To advertise the customer routes between the PE routers, the PE routers use another routing protocol along with a process called route redistribution. Route redistribution happens inside one router, taking routes from one routing protocol process and injecting them into another. MPLS does route redistribution in the PE routers between the routing protocol used by the customer and a variation of BGP called Multiprotocol BGP (MPBGP). (Redistribution is needed when the PE-CE routing protocol is not BGP).

Just as a quick aside about MPBGP, MPLS VPNs use MPBGP (as opposed to other routing protocols) because MPBGP can advertise routes from multiple customers while keeping the routes logically separated. Router PE1 might sit in one PoP but connect to dozens of different customers. Likewise, router PE3 might connect to many of those same customers. MPBGP can advertise routes for all those customers and mark which routes are from which customers so that only the correct routes are advertised to each CE router for different customers.

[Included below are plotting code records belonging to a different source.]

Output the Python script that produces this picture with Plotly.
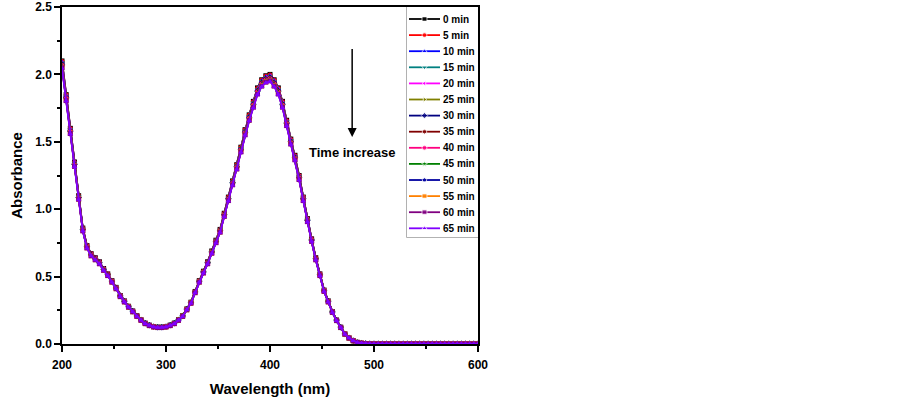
import plotly.graph_objects as go

wavelength = list(range(200, 601, 4))

absorb_0min = [
    2.10, 1.85, 1.60, 1.35, 1.10, 0.86, 0.73, 0.67, 0.64, 0.61,
    0.56, 0.52, 0.47, 0.42, 0.36, 0.32, 0.28, 0.245, 0.21, 0.18,
    0.155, 0.14, 0.13, 0.125, 0.125, 0.13, 0.14, 0.155, 0.18, 0.21,
    0.26, 0.31, 0.39, 0.47, 0.54, 0.61, 0.69, 0.77, 0.85, 0.97,
    1.09, 1.21, 1.33, 1.46, 1.59, 1.70, 1.80, 1.90, 1.96, 1.99,
    2.00, 1.96, 1.90, 1.80, 1.66, 1.52, 1.40, 1.25, 1.09, 0.93,
    0.78, 0.64, 0.52, 0.40, 0.32, 0.24, 0.178, 0.125, 0.075, 0.045,
    0.025, 0.012, 0.006, 0.003, 0.002, 0.001, 0.001, 0.001, 0.001, 0.001,
    0.001, 0.001, 0.001, 0.001, 0.001, 0.001, 0.001, 0.001, 0.001, 0.001,
    0.001, 0.001, 0.001, 0.001, 0.001, 0.001, 0.001, 0.001, 0.001, 0.001,
    0.001,
]

time_labels = ["0 min", "5 min", "10 min", "15 min", "20 min", "25 min", "30 min",
               "35 min", "40 min", "45 min", "50 min", "55 min", "60 min", "65 min"]
scale_factor = [1.000, 0.998, 0.996, 0.994, 0.992, 0.990, 0.988,
                0.986, 0.984, 0.982, 0.980, 0.978, 0.976, 0.974]

colors = ["#000000", "#FF0000", "#0000FF", "#008080", "#FF00FF", "#808000", "#000080",
          "#800000", "#FF0080", "#008000", "#0000A0", "#FF8000", "#800080", "#8000FF"]
symbols = ["square", "circle", "triangle-up", "triangle-down", "triangle-left",
           "triangle-right", "diamond", "hexagon", "circle", "star", "pentagon",
           "square", "square", "triangle-up"]

FONT = "Arial, Liberation Sans, sans-serif"

fig = go.Figure()
for lab, f, c, s in zip(time_labels, scale_factor, colors, symbols):
    fig.add_trace(go.Scatter(
        x=wavelength, y=[v * f for v in absorb_0min], name=lab,
        mode="lines+markers", showlegend=False,
        line=dict(color=c, width=1.8),
        marker=dict(color=c, symbol=s, size=5),
    ))

# custom legend (compact rows) on a hidden overlay axis
for i, (lab, c, s) in enumerate(zip(time_labels, colors, symbols)):
    fig.add_trace(go.Scatter(
        x=[2, 17.5, 33], y=[i, i, i], xaxis="x2", yaxis="y2",
        mode="lines+markers", showlegend=False, hoverinfo="skip",
        line=dict(color=c, width=1.8),
        marker=dict(color=c, symbol=s, size=[0, 5, 0]),
    ))
    fig.add_annotation(x=34.5, y=i, xref="x2", yref="y2", text=lab,
                       xanchor="left", yanchor="middle", showarrow=False,
                       font=dict(family=FONT, size=10, color="black", weight="bold"))

fig.add_shape(type="rect", xref="x2 domain", yref="y2 domain", x0=0, x1=1, y0=0, y1=1,
              line=dict(color="#999999", width=1.5), layer="below")

fig.add_annotation(x=479, y=1.535, ax=479, ay=2.2, xref="x", yref="y",
                   axref="x", ayref="y", text="", showarrow=True,
                   arrowhead=2, arrowsize=1.2, arrowwidth=1.5, arrowcolor="black")
fig.add_annotation(x=479, y=1.42, xref="x", yref="y", text="Time increase",
                   showarrow=False, font=dict(family=FONT, size=13, color="black", weight="bold"))

def axis_common():
    return dict(
        showline=True, linecolor="black", linewidth=1.5, mirror=True,
        ticks="outside", ticklen=6, tickwidth=1.5, tickcolor="black",
        showgrid=False, zeroline=False, automargin=False,
        tickfont=dict(family=FONT, size=12, color="black", weight="bold"),
    )

fig.update_layout(
    width=903, height=400,
    margin=dict(l=62, r=425, t=7, b=56, autoexpand=False),
    plot_bgcolor="white", paper_bgcolor="white",
    showlegend=False,
    xaxis=dict(range=[200, 600], dtick=100, tick0=200, ticklabelstandoff=3,
               minor=dict(dtick=50, ticks="outside", ticklen=3, tickwidth=1.5, tickcolor="black"),
               title=dict(text="Wavelength (nm)", font=dict(family=FONT, size=15, color="black", weight="bold"), standoff=12),
               **axis_common()),
    yaxis=dict(range=[0, 2.5], dtick=0.5, tick0=0, tickformat=".1f",
               minor=dict(dtick=0.25, ticks="outside", ticklen=3, tickwidth=1.5, tickcolor="black"),
               title=dict(text="Absorbance", font=dict(family=FONT, size=15, color="black", weight="bold"), standoff=9),
               **axis_common()),
    xaxis2=dict(domain=[0.8293, 1.0], range=[0, 71], visible=False, anchor="y2"),
    yaxis2=dict(domain=[0.3175, 1.0], range=[13.54, -0.745], visible=False, anchor="x2"),
)

fig.write_html("out.html", config={"displayModeBar": False},
               post_script="document.body.style.margin='0px';")
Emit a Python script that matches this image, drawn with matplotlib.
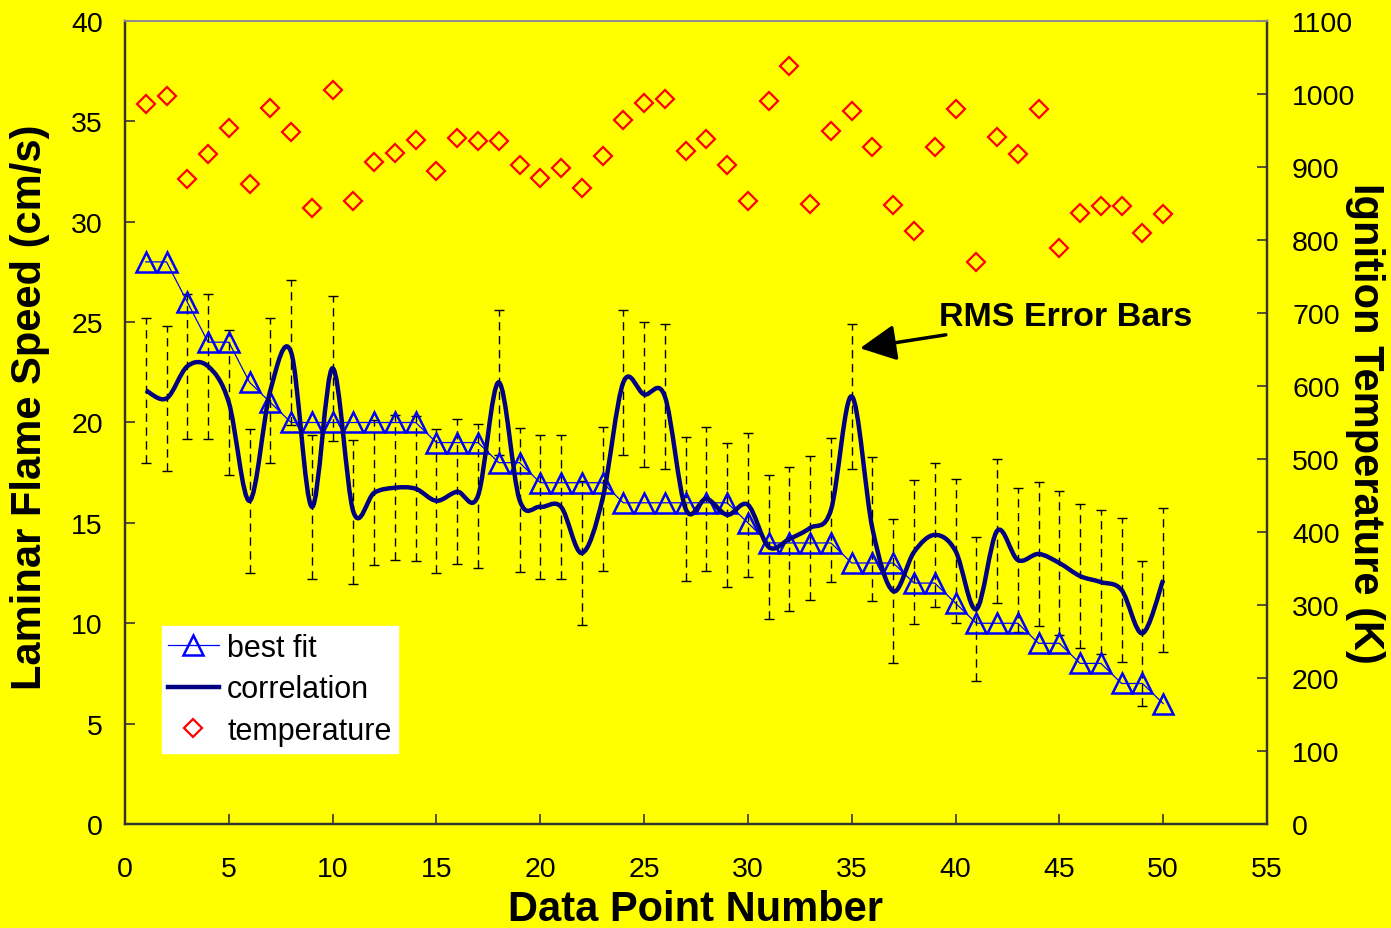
import matplotlib
matplotlib.use("Agg")
from matplotlib import pyplot as plt
from matplotlib.path import Path
from matplotlib.patches import PathPatch
from matplotlib.lines import Line2D
import numpy as np

plt.rcParams['font.family'] = ['Liberation Sans', 'DejaVu Sans']

point_number = list(range(1, 51))

best_fit = [28, 28, 26, 24, 24, 22, 21, 20, 20, 20, 20, 20, 20, 20, 19, 19, 19, 18, 18, 17,
            17, 17, 17, 16, 16, 16, 16, 16, 16, 15, 14, 14, 14, 14, 13, 13, 13, 12, 12, 11,
            10, 10, 10, 9, 9, 8, 8, 7, 7, 6]

correlation = [21.6, 21.2, 22.8, 22.8, 21.0, 16.1, 21.6, 23.5, 15.8, 22.7,
               15.55, 16.5, 16.75, 16.7, 16.1, 16.55, 16.35, 22.0, 16.15, 15.8,
               15.8, 13.5, 16.2, 22.0, 21.4, 21.3, 15.7, 16.2, 15.4, 15.9,
               13.8, 14.2, 14.75, 15.65, 21.3, 14.7, 11.6, 13.55, 14.4, 13.6,
               10.7, 14.6, 13.15, 13.45, 13.0, 12.35, 12.05, 11.65, 9.5, 12.15]

rms_error = 3.6

temperature = [986, 997, 884, 918, 954, 877, 981, 948, 844, 1005,
               854, 907, 919, 937, 894, 940, 936, 936, 903, 885,
               899, 871, 915, 964, 988, 993, 922, 939, 903, 853,
               991, 1038, 849, 950, 977, 928, 848, 813, 927, 980,
               770, 941, 918, 980, 789, 837, 847, 846, 810, 836]


def smooth_path(x, y):
    # bezier segments through the points, like a spreadsheet "smoothed line"
    x = np.asarray(x, float)
    y = np.asarray(y, float)
    pts = np.column_stack([x, y])
    ext = np.vstack([pts[0], pts, pts[-1]])
    verts = [pts[0]]
    codes = [Path.MOVETO]
    for i in range(len(pts) - 1):
        p0, p1, p2, p3 = ext[i], ext[i + 1], ext[i + 2], ext[i + 3]
        verts += [p1 + (p2 - p0) / 6, p2 - (p3 - p1) / 6, p2]
        codes += [Path.CURVE4] * 3
    return Path(verts, codes)


def main():
    fig = plt.figure(figsize=(13.91, 9.29), dpi=100, facecolor='#FFFF00')
    ax = fig.add_axes([125 / 1391, 1 - 825 / 929, 1142 / 1391, 803 / 929])
    ax.set_facecolor('#FFFF00')
    ax2 = ax.twinx()

    eb = ax.errorbar(point_number, correlation, yerr=rms_error, fmt='none',
                     ecolor='black', elinewidth=1, capsize=3.6, capthick=1, zorder=2)
    eb[2][0].set_linestyle((0, (6, 4)))

    ax.plot(point_number, best_fit, color='#0000FF', lw=0.9, marker='^', ms=15,
            mfc='none', mec='#0000FF', mew=1.8, zorder=3)

    ax.add_patch(PathPatch(smooth_path(point_number, correlation), facecolor='none',
                           edgecolor='#000080', lw=3.2, zorder=4))

    ax2.plot(point_number, temperature, ls='none', marker='D', ms=9.5,
             mfc='none', mec='#FF0000', mew=1.6)

    ax.set_xlim(0, 55)
    ax.set_ylim(0, 40)
    ax2.set_ylim(0, 1100)
    ax.set_xticks(range(0, 56, 5))
    ax.set_yticks(range(0, 41, 5))
    ax2.set_yticks(range(0, 1101, 100))

    ax.tick_params(axis='both', direction='in', length=7, width=1.2,
                   labelsize=20.5, color='#333333')
    ax.tick_params(axis='x', pad=23)
    ax.tick_params(axis='y', pad=16)
    ax2.tick_params(axis='y', direction='in', length=7, width=1.2,
                    labelsize=20.5, pad=18, color='#333333')

    for a in (ax, ax2):
        for side in ('left', 'bottom', 'right'):
            a.spines[side].set_color('#333333')
            a.spines[side].set_linewidth(1.6)
        a.spines['top'].set_color('#909090')
        a.spines['top'].set_linewidth(1.3)

    ax.set_xlabel("Data Point Number", fontsize=30, fontweight='bold', va='center')
    ax.xaxis.set_label_coords(0.5, -0.106)
    ax.set_ylabel("Laminar Flame Speed (cm/s)", fontsize=30, fontweight='bold', va='center')
    ax.yaxis.set_label_coords(-0.083, 0.52)
    ax2.set_ylabel("Ignition Temperature (K)", fontsize=30, fontweight='bold',
                   rotation=-90, va='center')
    ax2.yaxis.set_label_coords(1.086, 0.50)

    ax.annotate("RMS Error Bars", xy=(35.4, 23.7), xytext=(39.2, 25.3),
                fontsize=24.5, fontweight='bold', ha='left', va='center',
                arrowprops=dict(arrowstyle='-|>,head_length=0.9,head_width=0.45',
                                color='black', lw=2.5, shrinkA=2, shrinkB=0),
                zorder=6)

    handles = [
        Line2D([], [], color='#0000FF', lw=0.9, marker='^', ms=15, mfc='none',
               mec='#0000FF', mew=1.8),
        Line2D([], [], color='#000080', lw=3.2),
        Line2D([], [], ls='none', marker='D', ms=9.5, mfc='none', mec='#FF0000', mew=1.6),
    ]
    leg = ax2.legend(handles, ['best fit', 'correlation', 'temperature'],
                     loc='lower left', bbox_to_anchor=(0.032, 0.089), fontsize=22,
                     frameon=True, fancybox=False, framealpha=1, facecolor='white',
                     edgecolor='white', numpoints=1, handlelength=1.65,
                     handletextpad=0.28, labelspacing=0.38, borderpad=0.22,
                     borderaxespad=0)
    leg.set_zorder(10)

    fig.savefig("out.png", dpi=100, facecolor='#FFFF00')


if __name__ == "__main__":
    main()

At the end of the process, for all single enterprises, all the routers can learn routes to all the subnets reachable over the MPLS VPN WAN. WAN routes on the CE routers refer to the neighboring PE router as the next-hop router. Each CE router becomes a routing protocol neighbor with the SP’s PE router on the other end of the access link. Plus, MPLS provides the flexibility to use whatever type of physical access link makes sense for the location at each site, while still connecting to the same MPLS network.